En cette période de Carême, Claire, enseignante de français au grand séminaire de Moramanga à Madagascar nous offre un témoignage plein d’humour sur le détachement du confort. Elle vit sa mission comme un chemin de purification et de conversion.
En tant qu’enseignante de français au grand séminaire interdiocésain de Moramanga, à 110 km à l’est de Tananarive (Madagascar), je loge et vis au rythme du séminaire. Je savais parfaitement qu’en partant à Madagascar pour deux ans, je devais renoncer au confort occidental auquel je suis habituée. Ainsi, depuis quatre mois, je dors dans un lit une place sur un pauvre matelas en mousse déformée. Mes repas ne sont ni savoureux ni équilibrés, même si la cuisinière s’efforce de me faire des frites (à la place du riz pâteux) et du « poulet de chair » (à la place du « poulet gazy », très coriace). Je dois limiter mes connexions Internet et n’ai pratiquement pas regardé la télévision depuis mon arrivée. Alors qu’en tant que Parisienne j’aimais me déplacer librement et rapidement en transports en commun, mes déplacements sont désormais pénibles du fait du très mauvais état des routes et de l’inconfort des taxis-brousse…


Tout cela n’a de sens, pour moi, qu’en fonction de ma foi en Jésus-Christ. Je ne doute pas que c’est Lui qui m’a envoyé ici et que c’est Lui que je sers à travers les 64 séminaristes et autres novices de Moramanga. C’est avec Lui que j’essaye de vivre chacune de mes journées. En ce Carême 2022, je ne me suis donc pas interrogée longtemps pour savoir quel effort faire plus particulièrement. Le simple fait d’accepter joyeusement ce qui m’est proposé quotidiennement à manger – même lorsqu’il s’agit de frites huileuses ou de poissons à goût de vase – me semble déjà une forme de privation.
Mais le détachement matériel qui m’est sans doute le moins facile est celui vis-à-vis de la propreté et de l’hygiène. Ici, tout est encrassé, pour ne pas dire sale : du sable s’infiltre et crisse partout dans les pièces ; les toiles cirées de la salle à manger des formateurs poissent ; les couverts et assiettes, lavés à l’eau froide, restent gras ; le frigo et le micro-onde sentent mauvais quand on les ouvre ; une odeur d’urine de rat flotte dans la cuisine des éducateurs ; la plupart des séminaristes ne connaissent ni le déodorant ni le dentifrice… Ces détails me coûtaient vraiment les premiers jours mais, peu à peu, je m’y suis faite – après avoir fait cependant un grand nettoyage de ce qui devait l’être ! Si bien qu’aujourd’hui, je peux presque dire que la saleté ici ne me choque plus, voire même, que je ne la vois ni ne la sens plus…

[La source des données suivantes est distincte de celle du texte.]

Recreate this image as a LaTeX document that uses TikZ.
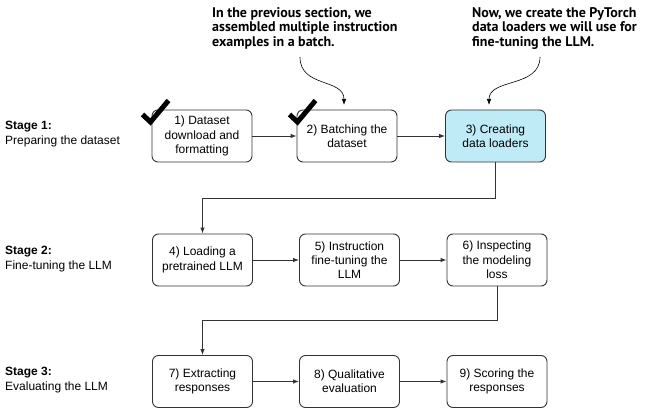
\documentclass[tikz,border=0pt]{standalone}
\usepackage{fontspec}
\setmainfont{Liberation Sans}
\newfontfamily\annotfont{PT Sans}
\usetikzlibrary{arrows.meta}
\definecolor{boxline}{HTML}{333333}
\definecolor{hilite}{HTML}{BFEBF6}
\tikzset{
  stepbox/.style={draw=boxline, line width=0.9pt, rounded corners=6pt, minimum width=100pt, minimum height=52pt, align=center, font=\fontsize{12}{14.3}\selectfont, inner sep=0pt},
  flow/.style={draw=boxline, line width=0.9pt, -{Latex[length=6pt,width=4.5pt]}},
  stagelbl/.style={anchor=west, align=left, font=\fontsize{12}{15}\selectfont, inner sep=0pt},
  annot/.style={anchor=north west, align=left, font=\annotfont\bfseries\fontsize{14}{14.5}\selectfont, inner sep=0pt},
  callout/.style={draw=black, line width=0.6pt, -{Latex[length=6pt,width=4.5pt]}},
  tick/.style={draw=black, line width=5pt, line join=miter}
}
\begin{document}
\begin{tikzpicture}[x=1pt,y=-1pt]
\useasboundingbox (0,0) rectangle (648,417);
% row 1
\node[stepbox] (b1) at (202,136) {1) Dataset\\download and\\formatting};
\node[stepbox] (b2) at (347,136) {2) Batching the\\dataset};
\node[stepbox, fill=hilite] (b3) at (495.5,136) {3) Creating\\data loaders};
% row 2
\node[stepbox] (b4) at (202.5,260) {4) Loading a\\pretrained LLM};
\node[stepbox] (b5) at (349.5,260) {5) Instruction\\fine-tuning the\\LLM};
\node[stepbox] (b6) at (497,260) {6) Inspecting\\the modeling\\loss};
% row 3
\node[stepbox] (b7) at (202.5,381.5) {7) Extracting\\responses};
\node[stepbox] (b8) at (349.5,381.5) {8) Qualitative\\evaluation};
\node[stepbox] (b9) at (497,381.5) {9) Scoring the\\responses};
% stage labels
\node[stagelbl] (s1) at (5,134.5) {\textbf{Stage 1:}\\Preparing the dataset};
\node[stagelbl] (s2) at (5,259.5) {\textbf{Stage 2:}\\Fine-tuning the LLM};
\node[stagelbl] (s3) at (5,380.5) {\textbf{Stage 3:}\\Evaluating the LLM};
% connectors
\draw[flow] (b1) -- (b2);
\draw[flow] (b2) -- (b3);
\draw[flow] (b4) -- (b5);
\draw[flow] (b5) -- (b6);
\draw[flow] (b7) -- (b8);
\draw[flow] (b8) -- (b9);
\coordinate (c1) at (b3.south |- 0,198);
\coordinate (c2) at (b4.north |- 0,198);
\draw[flow] (b3.south) -- (c1) -- (c2) -- (b4.north);
\coordinate (c3) at (b6.south |- 0,320.5);
\coordinate (c4) at (b7.north |- 0,320.5);
\draw[flow] (b6.south) -- (c3) -- (c4) -- (b7.north);
% annotations
\node[annot] (a1) at (212,7) {In the previous section, we\\assembled multiple instruction\\examples in a batch.};
\node[annot] (a2) at (472,7) {Now, we create the PyTorch\\data loaders we will use for\\fine-tuning the LLM.};
\coordinate (a1s) at (300,57);
\coordinate (a1e) at (344,105);
\draw[callout] (a1s) .. controls (300,88) and (344,78) .. (a1e);
\coordinate (a2s) at (540,57);
\coordinate (a2e) at (489,105);
\draw[callout] (a2s) .. controls (540,88) and (489,78) .. (a2e);
% check marks
\draw[tick] (142.5,114.5) -- (150.5,122) -- (168.5,100.5);
\draw[tick] (289.5,114.5) -- (297.5,122) -- (315.5,100.5);
\end{tikzpicture}
\end{document}
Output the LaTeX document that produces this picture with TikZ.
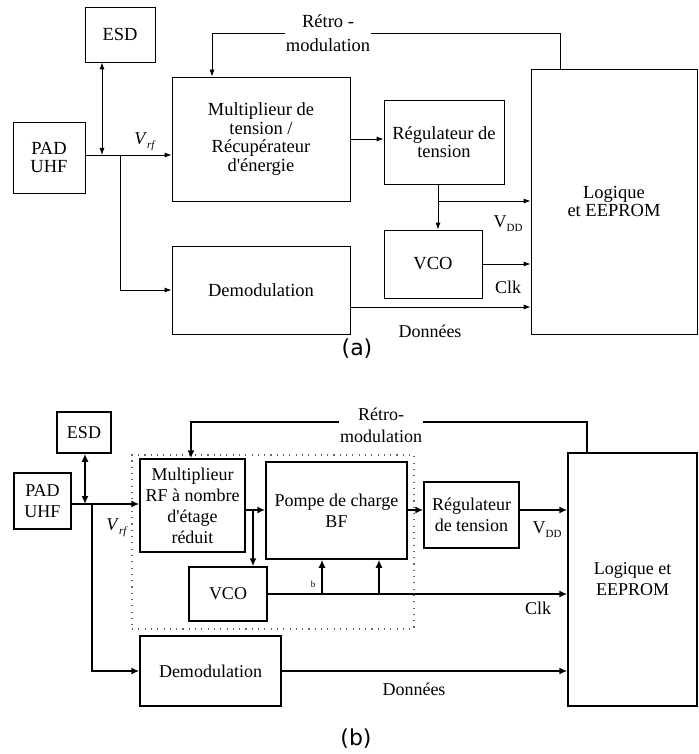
\documentclass[tikz,border=0pt]{standalone}
\usepackage{fontspec}
\setmainfont{Liberation Serif}
\newfontfamily\capfont{DejaVu Sans}
\usetikzlibrary{arrows.meta,positioning}
\newcommand{\lsub}[1]{\raisebox{-0.5ex}{\fontsize{11}{11}\selectfont #1}}

\begin{document}
\begin{tikzpicture}[x=1pt, y=-1pt,
    box/.style={draw, align=center, inner sep=0pt},
    boxa/.style={box, line width=0.8pt, font=\fontsize{18.5}{18.5}\selectfont},
    boxb/.style={box, line width=1.5pt, font=\fontsize{18}{21}\selectfont},
    lbl/.style={inner sep=1pt, font=\fontsize{18}{22}\selectfont},
    captext/.style={font=\capfont\fontsize{22}{24}\selectfont},
    wirea/.style={line width=0.8pt, >={Latex[length=7pt,width=5pt]}},
    wireb/.style={line width=1.5pt, >={Latex[length=8pt,width=7pt]}},
    group/.style={draw, gray!80!black, line width=1.1pt, dash pattern=on 1.1pt off 5.2pt}]
    \useasboundingbox (0,0) rectangle (698,754);

    % (a)
    \node[boxa, minimum width=70, minimum height=55] (esdA) at (120,34.5) {ESD};
    \node[boxa, minimum width=72, minimum height=71] (padA) at (49,157.5) {PAD\\UHF};
    \node[boxa, minimum width=178, minimum height=124] (multA) at (261,139) {Multiplieur de\\tension /\\Récupérateur\\d\textquotesingle énergie};
    \node[boxa, minimum width=120, minimum height=84] (regA) at (444,142) {Régulateur de\\tension};
    \node[boxa, minimum width=98, minimum height=68] (vcoA) at (433,264) {VCO};
    \node[boxa, minimum width=178, minimum height=88] (demA) at (261,290) {Demodulation};
    \node[boxa, minimum width=166, minimum height=265] (logA) at (614,201.5) {Logique\\et EEPROM};

    \coordinate (jA) at (102,155);
    \coordinate (bA) at (120,155);
    \coordinate (rA) at (560,33);
    \coordinate (rA2) at (212,33);
    \coordinate (vddA) at (438,201);
    \coordinate (datA) at (0,307);
    \draw[wirea, <->] (esdA.south -| jA) -- (jA);
    \draw[wirea, ->] (padA.east |- jA) -- (multA.west |- jA);
    \draw[wirea, ->] (bA) |- (demA.west);
    \draw[wirea, ->] (logA.north -| rA) -- (rA) -- (rA2) -- (multA.north -| rA2);
    \node[lbl, fill=white, align=center, font=\fontsize{18.5}{24}\selectfont] (retroA) at (328,33) {Rétro -\\modulation};
    \draw[wirea, ->] (multA.east) -- (regA.west |- multA.east);
    \draw[wirea, ->] (regA.south -| vddA) -- (vcoA.north -| vddA);
    \draw[wirea, ->] (vddA) -- (logA.west |- vddA);
    \draw[wirea, ->] (vcoA.east) -- (logA.west |- vcoA.east);
    \draw[wirea, ->] (demA.east |- datA) -- (logA.west |- datA);
    \node[lbl] (vrfA) at (145,142) {\textit{V}\lsub{\textit{rf}}};
    \node[lbl] (vdA) at (508,224) {V\lsub{DD}};
    \node[lbl] (clkA) at (508,287) {Clk};
    \node[lbl] (donA) at (430,331) {Données};
    \node[captext] (capA) at (357,349) {(a)};

    % (b)
    \node[group, minimum width=282, minimum height=174] (grp) at (273,542) {};
    \node[boxb, minimum width=54, minimum height=41] (esdB) at (84,432.5) {ESD};
    \node[boxb, minimum width=57, minimum height=56] (padB) at (42.5,501) {PAD\\UHF};
    \node[boxb, minimum width=105, minimum height=93] (multB) at (192.5,505.5) {Multiplieur\\RF à nombre\\d\textquotesingle étage\\réduit};
    \node[boxb, minimum width=141, minimum height=97] (pompB) at (336.5,510.5) {Pompe de charge\\BF};
    \node[boxb, minimum width=95, minimum height=66] (regB) at (471.5,515) {Régulateur\\de tension};
    \node[boxb, minimum width=78, minimum height=54] (vcoB) at (228,594) {VCO};
    \node[boxb, minimum width=141, minimum height=70] (demB) at (210.5,671) {Demodulation};
    \node[boxb, minimum width=129, minimum height=253] (logB) at (632.5,579.5) {Logique et\\EEPROM};

    \coordinate (jB) at (85,504);
    \coordinate (bB) at (92,504);
    \coordinate (rB) at (587,422);
    \coordinate (rB2) at (191,422);
    \coordinate (pB) at (253,510);
    \coordinate (ck1) at (322,594);
    \coordinate (ck2) at (379,594);
    \draw[wireb, <->] (esdB.south -| jB) -- (jB);
    \draw[wireb, ->] (padB.east |- jB) -- (multB.west |- jB);
    \draw[wireb, ->] (bB) |- (demB.west);
    \draw[wireb, ->] (logB.north -| rB) -- (rB) -- (rB2) -- (multB.north -| rB2);
    \node[lbl, fill=white, align=center] (retroB) at (381,425) {Rétro-\\modulation};
    \draw[wireb, ->] (multB.east |- pB) -- (pompB.west |- pB);
    \draw[wireb, ->] (pB) -- (vcoB.north -| pB);
    \draw[wireb, ->] (pompB.east |- pB) -- (regB.west |- pB);
    \draw[wireb, ->] (regB.east |- pB) -- (logB.west |- pB);
    \draw[wireb, ->] (vcoB.east) -- (logB.west |- vcoB.east);
    \draw[wireb, ->] (ck1) -- (pompB.south -| ck1);
    \draw[wireb, ->] (ck2) -- (pompB.south -| ck2);
    \draw[wireb, ->] (demB.east) -- (logB.west |- demB.east);
    \node[lbl] (vrfB) at (117,528) {\textit{V}\lsub{\textit{rf}}};
    \node[lbl] (vdB) at (547,530) {V\lsub{DD}};
    \node[lbl] (clkB) at (538,608) {Clk};
    \node[lbl] (donB) at (414,689) {Données};
    \node[inner sep=0pt, font=\fontsize{9}{9}\selectfont] (bl) at (313,584) {b};
    \node[captext] (capB) at (356,739) {(b)};
\end{tikzpicture}
\end{document}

Je ne peux que rendre grâce à Dieu pour ce que ma vie de coopérante à Madagascar m’a déjà permis et me permet de simplifier, afin de me rendre plus libre pour L’aimer.
En ce Carême 2022, et de manière tout-à-fait involontaire, je vis donc certaines purifications. Purification de ma gourmandise et de mon attirance pour les choses savoureuses. Purification de mon jugement qui est prompt à classer et à exclure des lieux et des personnes en fonction de leur apparente propreté. Purification de ma curiosité qui ne trouve pas toujours de réponses satisfaisantes aux innombrables questions que pose la découverte d’une autre culture. Et d’autres purifications encore dont je n’ai pas forcément conscience. En ce sens, je ne peux que rendre grâce à Dieu pour ce que ma vie de coopérante à Madagascar m’a déjà permis et me permet de simplifier, afin de me rendre plus libre pour L’aimer.